Drinking and driving - never exceed the BAC (Blood Alcohol Concentration) limits for drivers
As with any other alcoholic beverage, the consumption of wine affects the capacity to perform certain activities, such as driving.
Blood Alcohol Concentration (BAC)
- BAC is the amount of alcohol in the blood stream:
- a BAC level of 0.5 means that an individual has 0.5g of alcohol in their body for every 1 litre of blood.
- Taking a standard drink of 10g of alcohol, BAC will generally increase by 0.2-0.3 for each standard drink.
- A BAC will generally decrease by approximately 0.2-0.1 per hour (¾ to 1 standard drink, or 8g of alcohol per hour).
- The BAC will increase sharply when alcohol is consumed on an empty stomach.
Absorption of alcohol
After an alcoholic drink is consumed, the alcohol is absorbed rapidly from the stomach and intestine into the bloodstream. The blood alcohol level after drinking a specific number of drinks depends on the rate of drinking and the rate at which it is broken down in the liver. The capacity of the liver to break down alcohol is limited, so that if there is more alcohol in the liver than it has capacity to break down, the remaining alcohol will circulate in the blood to other organs and tissues of the body, such as the brain. Alcohol usually starts to affect the brain within about 5 minutes of being swallowed.
The influence of alcohol on individuals will vary depending on the size, physical composition, gender, general health, metabolism, and/or the conditions under which alcohol is consumed (i.e. with or without food). For example, a woman’s BAC generally increases higher than a man’s because women tend to be smaller and have more fatty tissue per kg body weight than men. Men also have more body water, thus, alcohol is more concentrated in the blood of a woman consuming the same number of drinks as a man. In addition, women have leof the enzyme that metabolizes alcohol in their stomach and liver.

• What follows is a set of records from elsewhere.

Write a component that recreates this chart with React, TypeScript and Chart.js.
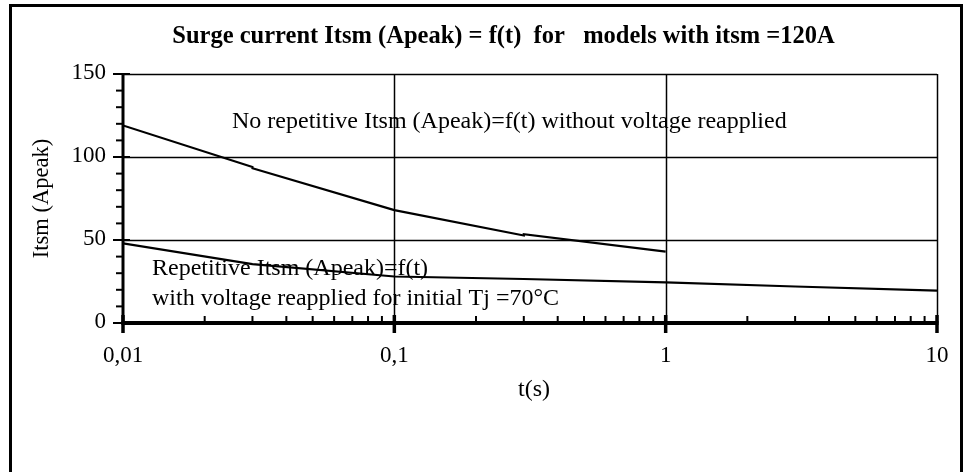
import React, { useEffect, useRef } from "react";
import { Chart, registerables } from "chart.js";

Chart.register(...registerables);

const upperT = [0.01, 0.03, 0.03, 0.1, 0.3, 0.3, 1];
const upperI = [119, 94, 93.2, 68, 52.7, 53.5, 43];
const lowerT = [0.01, 0.03, 0.1, 0.3, 1, 3, 10];
const lowerI = [48, 35.5, 28, 26.5, 24.5, 22, 19.5];
const yMajorTicks = [0, 50, 100, 150];
const xMajorTicks = [0.01, 0.1, 1, 10];
const xTickLabels = ["0,01", "0,1", "1", "10"];
const titleText = "Surge current Itsm (Apeak) = f(t)  for   models with itsm =120A";
const upperNote = "No repetitive Itsm (Apeak)=f(t) without voltage reapplied";
const lowerNote1 = "Repetitive Itsm (Apeak)=f(t)";
const lowerNote2 = "with voltage reapplied for initial Tj =70°C";
const xTitle = "t(s)";
const yTitle = "Itsm (Apeak)";

const SERIF = '"Liberation Serif", "Times New Roman", serif';

const decor = {
  id: "decor",
  beforeDatasetsDraw(chart: any) {
    const { ctx, chartArea: a, scales } = chart;
    const x = scales.x, y = scales.y;
    ctx.save();
    ctx.fillStyle = "#000";
    ctx.textBaseline = "alphabetic";
    ctx.textAlign = "left";
    ctx.font = `24px ${SERIF}`;
    ctx.fillText(upperNote, 232, 128);
    ctx.fillText(lowerNote1, 152, 275);
    ctx.fillText(lowerNote2, 152, 305);
    // grid
    ctx.strokeStyle = "#000";
    ctx.lineWidth = 1.5;
    for (const v of yMajorTicks) {
      if (v === 0) continue;
      const py = Math.round(y.getPixelForValue(v)) + 0.5;
      ctx.beginPath();
      ctx.moveTo(a.left, py);
      ctx.lineTo(a.right, py);
      ctx.stroke();
    }
    for (const v of xMajorTicks) {
      if (v === 0.01) continue;
      const px = Math.round(x.getPixelForValue(v)) + 0.5;
      ctx.beginPath();
      ctx.moveTo(px, a.top);
      ctx.lineTo(px, a.bottom);
      ctx.stroke();
    }
    ctx.restore();
  },
  afterDatasetsDraw(chart: any) {
    const { ctx, chartArea: a, scales } = chart;
    const x = scales.x, y = scales.y;
    ctx.save();
    ctx.strokeStyle = "#000";
    ctx.fillStyle = "#000";
    // axis lines
    ctx.lineWidth = 3;
    ctx.beginPath();
    ctx.moveTo(a.left, a.top);
    ctx.lineTo(a.left, a.bottom + 1.5);
    ctx.stroke();
    ctx.lineWidth = 4;
    ctx.beginPath();
    ctx.moveTo(a.left - 1.5, a.bottom);
    ctx.lineTo(a.right + 1.5, a.bottom);
    ctx.stroke();
    // y ticks
    ctx.lineWidth = 2;
    for (let v = 0; v <= 150; v += 10) {
      const py = y.getPixelForValue(v);
      const major = yMajorTicks.includes(v);
      ctx.beginPath();
      ctx.moveTo(a.left - (major ? 10 : 7), py);
      ctx.lineTo(a.left + (major ? 7 : 0), py);
      ctx.stroke();
    }
    // x ticks
    for (let d = 0.01; d < 10; d *= 10) {
      for (let m = 2; m <= 9; m++) {
        const px = x.getPixelForValue(d * m);
        ctx.lineWidth = 2;
        ctx.beginPath();
        ctx.moveTo(px, a.bottom);
        ctx.lineTo(px, a.bottom - 7);
        ctx.stroke();
      }
    }
    ctx.lineWidth = 3.5;
    for (const v of xMajorTicks) {
      const px = x.getPixelForValue(v);
      ctx.beginPath();
      ctx.moveTo(px, a.bottom - 8);
      ctx.lineTo(px, a.bottom + 10);
      ctx.stroke();
    }
    // tick labels
    ctx.font = `23px ${SERIF}`;
    ctx.textAlign = "right";
    ctx.textBaseline = "middle";
    for (const v of yMajorTicks) {
      ctx.fillText(String(v), a.left - 17, y.getPixelForValue(v) - 1);
    }
    ctx.textAlign = "center";
    ctx.textBaseline = "alphabetic";
    xMajorTicks.forEach((v, i) => {
      ctx.fillText(xTickLabels[i], x.getPixelForValue(v), 362);
    });
    ctx.font = `24px ${SERIF}`;
    ctx.fillText(xTitle, (a.left + a.right) / 2 + 4, 396);
    ctx.font = `22.5px ${SERIF}`;
    ctx.save();
    ctx.translate(48, (a.top + a.bottom) / 2);
    ctx.rotate(-Math.PI / 2);
    ctx.fillText(yTitle, 0, 0);
    ctx.restore();
    // title
    ctx.font = `bold 24.5px ${SERIF}`;
    ctx.fillText(titleText, 503.5, 43);
    // outer border
    ctx.lineWidth = 3;
    ctx.strokeRect(10.5, 5.5, 951, 480);
    ctx.restore();
  },
};

export default function App() {
  const ref = useRef<HTMLCanvasElement>(null);
  useEffect(() => {
    const canvas = ref.current!;
    const chart = new Chart(canvas, {
      type: "line",
      data: {
        datasets: [
          {
            data: upperT.map((t, i) => ({ x: t, y: upperI[i] })),
            borderColor: "#000",
            borderWidth: 2.2,
            pointRadius: 0,
            tension: 0,
          },
          {
            data: lowerT.map((t, i) => ({ x: t, y: lowerI[i] })),
            borderColor: "#000",
            borderWidth: 2.2,
            pointRadius: 0,
            tension: 0,
          },
        ],
      },
      options: {
        responsive: false,
        animation: false,
        devicePixelRatio: 1,
        layout: { padding: { left: 123, right: 32, top: 74, bottom: 149 } },
        scales: {
          x: { type: "logarithmic", min: 0.01, max: 10, display: false },
          y: { type: "linear", min: 0, max: 150, display: false },
        },
        plugins: { legend: { display: false }, tooltip: { enabled: false } },
      },
      plugins: [decor],
    });
    return () => chart.destroy();
  }, []);
  return (
    <div style={{ position: "fixed", left: 0, top: 0, width: 969, height: 472, background: "#fff" }}>
      <canvas ref={ref} width={969} height={472} />
    </div>
  );
}
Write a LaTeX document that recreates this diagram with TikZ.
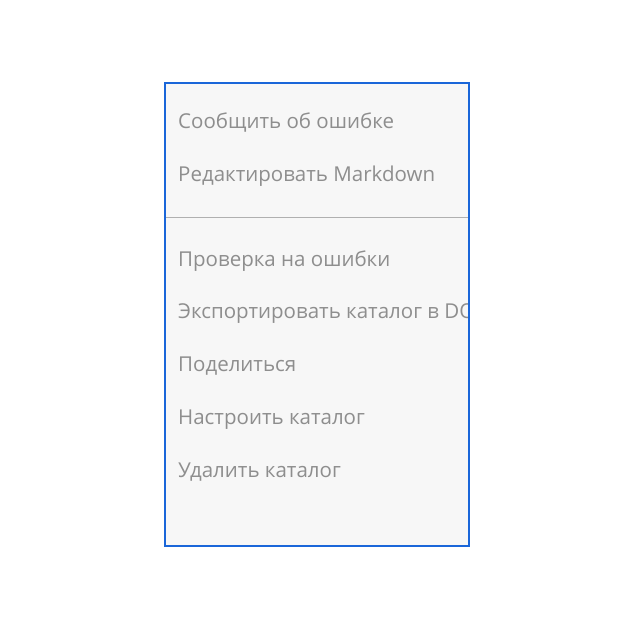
\documentclass[tikz,border=0pt]{standalone}
\usepackage{fontspec}
\setmainfont{Open Sans}
\usetikzlibrary{positioning}
\definecolor{menuedge}{HTML}{1A66D9}
\definecolor{menubg}{HTML}{F7F7F7}
\definecolor{itemtext}{HTML}{8E8E8E}
\definecolor{sepline}{HTML}{B0B0B0}
\newcommand\itemfont{\fontsize{20.5}{22}\selectfont}

\begin{document}
\begin{tikzpicture}[x=1pt,y=-1pt,
    item/.style={anchor=base west,inner sep=0pt,text=itemtext,font=\itemfont}]
    \useasboundingbox (0,0) rectangle (631,623);
    \fill[menubg] (165,83) rectangle (469,546);

    \begin{scope}
      \clip (166,84) rectangle (468,545);
      \path
      (178,128.5) node[item] (report) {Сообщить об ошибке}
      (178,181.25) node[item] (editmd) {Редактировать Markdown}
      ;
      \path
      (178,266) node[item] (check) {Проверка на ошибки}
      (178,318.75) node[item] (export) {Экспортировать каталог в DOCX}
      (178,371.5) node[item] (share) {Поделиться}
      (178,424.25) node[item] (setup) {Настроить каталог}
      (178,477) node[item] (remove) {Удалить каталог}
      ;
    \end{scope}

    \draw[sepline] (166,217.5) -- (468,217.5);
    \draw[menuedge,line width=2pt] (165,83) rectangle (469,546);
  \end{tikzpicture}
\end{document}
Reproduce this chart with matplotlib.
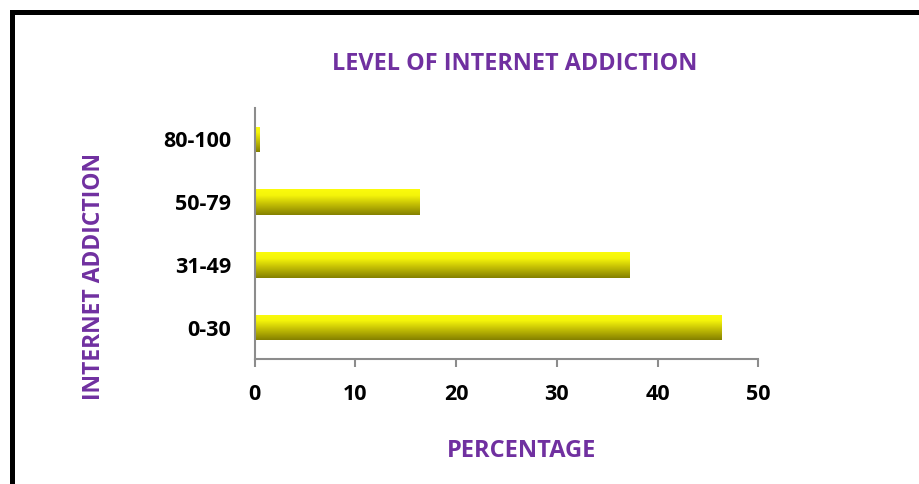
import matplotlib
matplotlib.use("Agg")
import matplotlib.pyplot as plt
import numpy as np
from matplotlib.colors import LinearSegmentedColormap
from matplotlib.patches import Rectangle

categories = ["0-30", "31-49", "50-79", "80-100"]
values = [46.3, 37.2, 16.3, 0.45]
xticks = [0, 10, 20, 30, 40, 50]

title = "LEVEL OF INTERNET ADDICTION"
xlabel = "PERCENTAGE"
ylabel = "INTERNET ADDICTION"

purple = "#7030A0"
axis_gray = "#8c8c8c"
font = "Open Sans"
wt = 700

fig = plt.figure(figsize=(9.19, 4.84), dpi=100)
W, H = 919, 484
ax = fig.add_axes([254.5 / W, 1 - 359 / H, (758.3 - 254.5) / W, (359 - 108) / H])

ypos = np.arange(len(categories))
bars = ax.barh(ypos, values, height=0.41, color="none", edgecolor="none")

cmap = LinearSegmentedColormap.from_list(
    "yel", [(0.0, "#fbfb0c"), (0.25, "#f4f40a"), (0.55, "#c9c405"), (1.0, "#848000")])
grad = np.linspace(0, 1, 256).reshape(-1, 1)
for b in bars:
    x0, y0 = b.get_x(), b.get_y()
    w, h = b.get_width(), b.get_height()
    im = ax.imshow(grad, cmap=cmap, aspect="auto",
                   extent=[x0, x0 + w, y0, y0 + h], origin="upper",
                   interpolation="bilinear", zorder=2)
    im.set_clip_path(b)

ax.set_xlim(0, 50)
ax.set_ylim(-0.5, 3.5)
ax.set_xticks(xticks)
ax.set_xticklabels([str(t) for t in xticks], fontfamily=font, fontweight=wt, fontsize=15.5)
ax.set_yticks(ypos)
ax.set_yticklabels(categories, fontfamily=font, fontweight=wt, fontsize=15.5)
ax.tick_params(axis="x", direction="out", length=6, width=1.5, color=axis_gray, pad=12)
ax.tick_params(axis="y", length=0, pad=17)
for s in ["top", "right"]:
    ax.spines[s].set_visible(False)
for s in ["left", "bottom"]:
    ax.spines[s].set_color(axis_gray)
    ax.spines[s].set_linewidth(1.5)

fig.text(515 / W, 1 - 64 / H, title, color=purple, fontfamily=font, fontweight=wt,
         fontsize=16.8, ha="center", va="center")
fig.text(522 / W, 1 - 451 / H, xlabel, color=purple, fontfamily=font, fontweight=wt,
         fontsize=17, ha="center", va="center")
fig.text(94 / W, 1 - 277 / H, ylabel, color=purple, fontfamily=font, fontweight=wt,
         fontsize=16.5, ha="center", va="center", rotation=90)

# outer frame
fig.patches.append(Rectangle((12 / W, -0.1), 1.2, 1 - 12 / H + 0.1, transform=fig.transFigure,
                             fill=False, edgecolor="black", linewidth=3.6))

fig.savefig("out.png", dpi=100)
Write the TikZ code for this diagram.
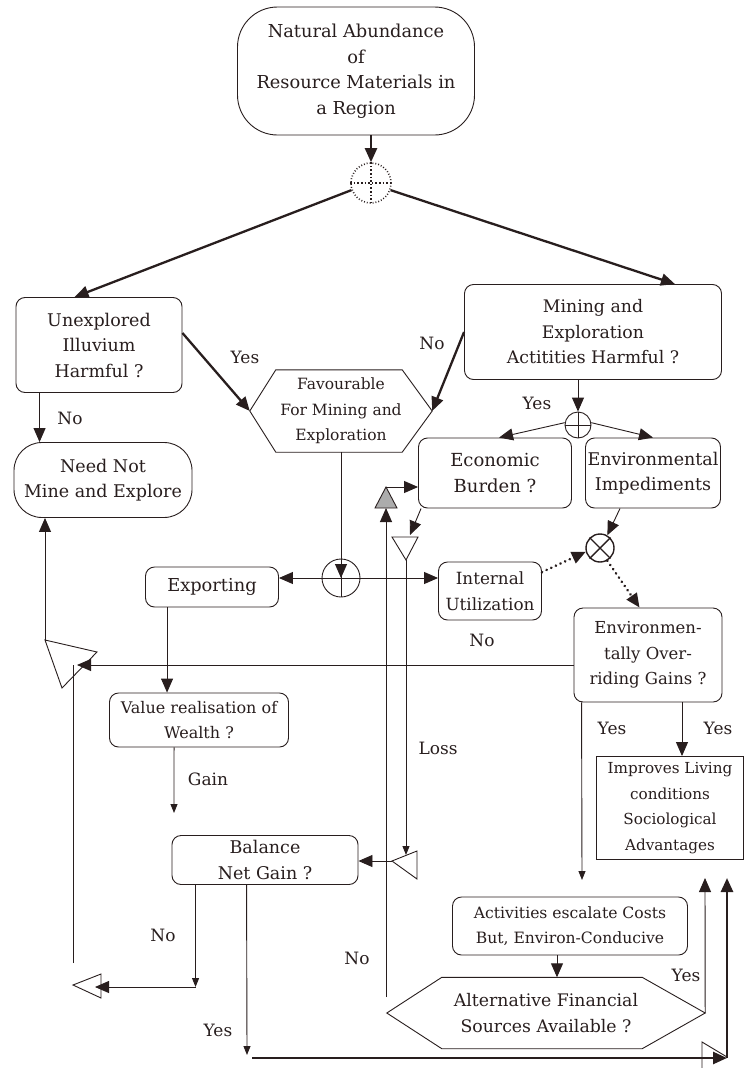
\documentclass[tikz,border=0pt]{standalone}
\usepackage{fontspec}
\setmainfont{DejaVu Serif}
\usetikzlibrary{arrows.meta,calc}
\definecolor{ink}{RGB}{40,30,30}
\newcommand\fsz[1]{\fontsize{#1}{25.5}\selectfont}
\begin{document}
\begin{tikzpicture}[x=1pt,y=-1pt,
  every node/.style={text=ink},
  bx/.style={draw=ink,line width=0.9pt,rounded corners=9pt,align=center,inner sep=0pt},
  sq/.style={draw=ink,line width=0.9pt,align=center,inner sep=0pt},
  plain/.style={align=center,inner sep=0pt},
  ln/.style={draw=ink,line width=0.9pt},
  tk/.style={draw=ink,line width=2.3pt},
  dt/.style={draw=ink,line width=2.8pt,dash pattern=on 0.1pt off 5pt,line cap=round},
  big/.style={-{Triangle[length=14pt,width=12pt]}},
  sml/.style={-{Triangle[length=9pt,width=7pt]}},
  lbl/.style={font=\fsz{17},inner sep=0pt},
  jn/.style={draw=ink,line width=0.9pt,circle,inner sep=0pt},
]
\useasboundingbox[fill=white] (0,0) rectangle (747,1068);

% ---------- nodes ----------
\node[bx,rounded corners=40pt,minimum width=237pt,minimum height=128pt,font=\fsz{17.8}] (top) at (356,71) {Natural Abundance\\of\\Resource Materials in\\a Region};
\node[jn,dotted,line width=1.6pt,minimum size=40pt] (j0) at (371,183) {};
\draw[ink,dotted,line width=1.6pt] (j0.north) -- (j0.south) (j0.west) -- (j0.east);

\node[bx,minimum width=166pt,minimum height=95pt,font=\fsz{17.5}] (unexp) at (99,345) {Unexplored\\Illuvium\\Harmful ?};
\node[bx,rounded corners=28pt,minimum width=178pt,minimum height=75pt,font=\fsz{17.5}] (need) at (103,480) {Need Not\\Mine and Explore};
\node[bx,minimum width=257pt,minimum height=95pt,font=\fsz{17.3}] (mining) at (593,332) {Mining and\\Exploration\\Actitities Harmful ?};

\node[plain,minimum width=182pt,minimum height=82pt,font=\fsz{15.5}] (fav) at (341,411) {Favourable\\For Mining and\\Exploration};
\draw[ln] (fav.west) -- ([xshift=26pt]fav.north west) -- ([xshift=-30pt]fav.north east) -- (fav.east) -- ([xshift=-30pt]fav.south east) -- ([xshift=26pt]fav.south west) -- cycle;

\node[jn,minimum size=26pt] (j1) at (578,425) {};
\draw[ln] (j1.north) -- (j1.south) (j1.west) -- (j1.east);
\node[bx,minimum width=153pt,minimum height=70pt,font=\fsz{18}] (econ) at (495,473) {Economic\\Burden ?};
\node[bx,minimum width=135pt,minimum height=70pt,font=\fsz{17.5}] (env) at (653,473) {Environmental\\Impediments};
\node[jn,line width=1.4pt,minimum size=28pt] (j2) at (600,548) {};
\draw[ink,line width=1.4pt] (j2.45) -- (j2.225) (j2.135) -- (j2.315);

\node[jn,minimum size=38pt] (j3) at (341,578) {};
\draw[ln] (j3.north) -- (j3.south) (j3.west) -- (j3.east);
\node[bx,minimum width=133pt,minimum height=40pt,font=\fsz{17.8}] (exp) at (212,587) {Exporting};
\node[bx,minimum width=103pt,minimum height=58pt,font=\fsz{16.8}] (int) at (490,591) {Internal\\Utilization};
\node[bx,minimum width=148pt,minimum height=94pt,font=\fsz{16.5}] (eg) at (648,655) {Environmen-\\tally Over-\\riding Gains ?};
\node[bx,minimum width=179pt,minimum height=54pt,font=\fsz{16}] (val) at (199,720) {Value realisation of\\Wealth ?};
\node[sq,minimum width=147pt,minimum height=103pt,font=\fsz{15.2}] (imp) at (670,808) {Improves Living\\conditions\\Sociological\\Advantages};
\node[bx,minimum width=186pt,minimum height=49pt,font=\fsz{17.5}] (bal) at (265,860) {Balance\\Net Gain ?};
\node[bx,minimum width=235pt,minimum height=58pt,font=\fsz{15.6}] (act) at (570,926) {Activities escalate Costs\\But, Environ-Conducive};
\node[plain,minimum width=318pt,minimum height=71pt,font=\fsz{17.3}] (alt) at (546,1013) {Alternative Financial\\Sources Available ?};
\draw[ln] (alt.west) -- ([xshift=55pt]alt.north west) -- ([xshift=-63pt]alt.north east) -- (alt.east) -- ([xshift=-63pt]alt.south east) -- ([xshift=55pt]alt.south west) -- cycle;

% ---------- triangles ----------
\draw[ln,fill=gray!65] (375,508) -- (397,508) -- (386,487) -- cycle;
\coordinate (t1b) at (386,508);
\coordinate (t1a) at (386,487);
\draw[ln] (392,537) -- (418,537) -- (406,560) -- cycle;
\coordinate (t2in) at (410,535);
\coordinate (t2a) at (406,560);
\draw[ln] (392,861) -- (417,851) -- (417,879) -- cycle;
\coordinate (t3a) at (392,861);
\coordinate (t3in) at (406,855);
\draw[ln] (45,640) -- (97,652) -- (62,688) -- cycle;
\coordinate (t4) at (45,640);
\coordinate (t4in) at (77,665);
\draw[ln] (73,985) -- (101,974) -- (101,998) -- cycle;
\coordinate (t5b) at (95,987);
\draw[ln] (702,1068) -- (702,1042) -- (727,1057);

% ---------- connectors ----------
\draw[tk,big] (top.south -| j0) -- (j0.north);
\draw[tk,big] (j0.200) -- ([xshift=59pt]unexp.north west);
\draw[tk,big] (j0.-20) -- ([xshift=-47pt]mining.north east);

\path ([xshift=24pt]unexp.south west) coordinate (u1);
\draw[ln,big] (u1) -- (u1 |- need.north);
\draw[tk,big] ([yshift=12pt]unexp.east) -- (fav.west);
\draw[tk,big] (mining.west) -- (fav.east);

\draw[ln,big] (j1 |- mining.south) -- (j1.north);
\draw[ln,big] (j1.170) -- ([xshift=81pt]econ.north west);
\draw[ln,big] (j1.10) -- (env.north);
\draw[ln,big] ([xshift=-33pt]env.south) -- (j2.60);
\draw[dt,big] (int.20) -- (j2.195);
\draw[dt,big] (j2.-60) -- ([xshift=66pt]eg.north west);

\draw[ln,big] (fav.south) -- (j3.center);
\draw[ln,big] (j3.center) -- (j3 -| exp.east);
\draw[ln,big] (j3.center) -- (j3 -| int.west);

\path ([xshift=22pt]exp.south west) coordinate (e1);
\draw[ln,big] (e1) -- (e1 |- val.north);
\path ([xshift=65pt]val.south west) coordinate (v1);
\coordinate (gainend) at (174,813);
\draw[ln,sml] (v1) -- (gainend);

\draw[ln,big] ([xshift=3pt]econ.south west) -- (t2in);
\draw[ln,sml] (t2a) -- (t3in);
\draw[ln,big] (t3a) -- (t3a -| bal.east);
\coordinate (nobot) at (386,997);
\draw[ln,big] (nobot) -- (t1b);
\draw[ln,big] (t1a) -- (t1a -| econ.west);

\draw[ln,big] (t4) -- (t4 |- need.south);
\path (eg.west) ++(0,10) coordinate (egw);
\draw[ln,big] (egw) -- (t4in);
\coordinate (lb) at (73,963);
\draw[ln] (lb) -- (lb |- t4in);

\path ([xshift=34pt]eg.south) coordinate (g1);
\draw[ln,big] (g1) -- (g1 |- imp.north);
\path ([xshift=8pt]eg.south west) coordinate (g2);
\coordinate (actin) at (582,880);
\draw[ln,sml] (g2) -- (actin);

\path ([xshift=-13pt]act.south) coordinate (a1);
\draw[ln,big] (a1) -- (a1 |- alt.north);
\coordinate (altup) at (705,878);
\draw[ln,big] (alt.east) -- (altup);

\path ([xshift=24pt]bal.south west) coordinate (b1);
\draw[ln,sml] (b1) -- (b1 |- t5b);
\draw[ln,big] (b1 |- t5b) -- (t5b);
\path ([xshift=75pt]bal.south west) coordinate (b2);
\coordinate (yesend) at (247,1055);
\draw[ln,sml] (b2) -- (yesend);

\coordinate (bl) at (252,1058);
\coordinate (br) at (727,1058);
\coordinate (brt) at (727,878);
\draw[ink,line width=2.6pt,big] (bl) -- (br);
\draw[ink,line width=2.6pt,big] (br) -- (brt);

% ---------- labels ----------
\node[lbl] (l1) at (245,357) {Yes};
\node[lbl] (l2) at (432,343) {No};
\node[lbl] (l3) at (70,418) {No};
\node[lbl] (l4) at (537,403) {Yes};
\node[lbl] (l5) at (482,640) {No};
\node[lbl] (l6) at (612,728) {Yes};
\node[lbl] (l7) at (718,728) {Yes};
\node[lbl] (l8) at (208,779) {Gain};
\node[lbl] (l9) at (438,748) {Loss};
\node[lbl] (l10) at (163,935) {No};
\node[lbl] (l11) at (357,958) {No};
\node[lbl] (l12) at (686,975) {Yes};
\node[lbl] (l13) at (218,1030) {Yes};
\end{tikzpicture}
\end{document}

Because of the multitude of factors that affect BAC, it is very difficult to assess one’s own BAC or impairment. Alcohol steadily decreases a person’s ability to drive a motor vehicle safely. Listed below are some of the common negative consequences following the consumption of alcoholic beverages.
Impact of alcohol on the ability to drive
Consequences on the psychomotor functions of the driver
- Coordination and capacity to react decrease
- Capacity to judge speed, distance and the relative position of the vehicle is affected
- Capacity to follow a trajectory or to face an unexpected event is affected
Consequences on the vision of the driver
- Field of vision is reduced and peripheral vision is altered
- Recovery of sight after a flash is delayed
- Even with low alcohol levels in the blood, the capacity to see, follow, and accommodate objects is deteriorated
Consequences for behaviour and attitude
- Alcohol may alter driving behaviour and reactions may become aggressive or neglectful
- It may induce feelings of over-confidence, which can give rise to reckless decisions
For these reasons, all EU member states have established legal limits on the BAC for drivers (Figure 6).
The best advice is to avoid drinking alcoholic beverages if you drive. In any case, the BAC limits established for drivers should never be exceeded!